Cursive Didaz 4 is a light, narrow, medium contrast, italic, very short x-height font.
Keywords: wedding, invitations, greeting cards, branding, packaging, elegant, romantic, friendly, handmade, airy, signature feel, personal tone, display lettering, modern cursive, decorative caps, looping, flourished, slanted, smooth, monoline-ish.
A flowing script with a consistent rightward slant and slender, pen-like strokes. Letterforms are built from smooth, continuous curves with frequent entry/exit strokes and occasional loops, giving words a connected, cursive rhythm even when some joins are implied rather than fully continuous. Capitals are taller and more expressive, using long lead-in strokes and gentle swashes, while lowercase forms stay compact with tight counters and relatively tall ascenders/descenders. Numerals follow the same handwritten logic, with simple, rounded shapes and a lightly calligraphic feel.
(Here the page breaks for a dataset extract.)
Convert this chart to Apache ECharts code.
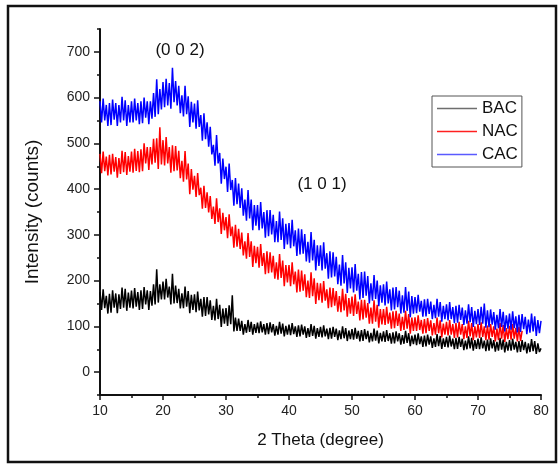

Well suited to wedding materials, invitations, greeting cards, and lifestyle branding where a handwritten signature feel is desired. It can work effectively for logos, headers, pull quotes, and short product names on packaging, especially when set with generous spacing and paired with a simple sans for body text.
The overall tone is graceful and personable, combining a casual handwritten ease with a touch of refinement from its flourished capitals and sweeping terminals. It reads as warm and romantic rather than formal, with an airy, contemporary craft aesthetic suited to expressive, human-centered messaging.
The font appears designed to mimic neat, modern cursive handwriting with expressive capitals and smooth, brush-pen-like motion. Its goal seems to be creating stylish, personable typography for display settings where charm and individuality matter more than dense text readability.
The design shows a noticeable baseline bounce and varied stroke endings that reinforce a natural handwriting cadence. Several glyphs feature distinctive looped forms (notably in letters with ascenders/descenders), and the capitals tend to carry most of the decorative emphasis, helping create strong word shapes in short phrases.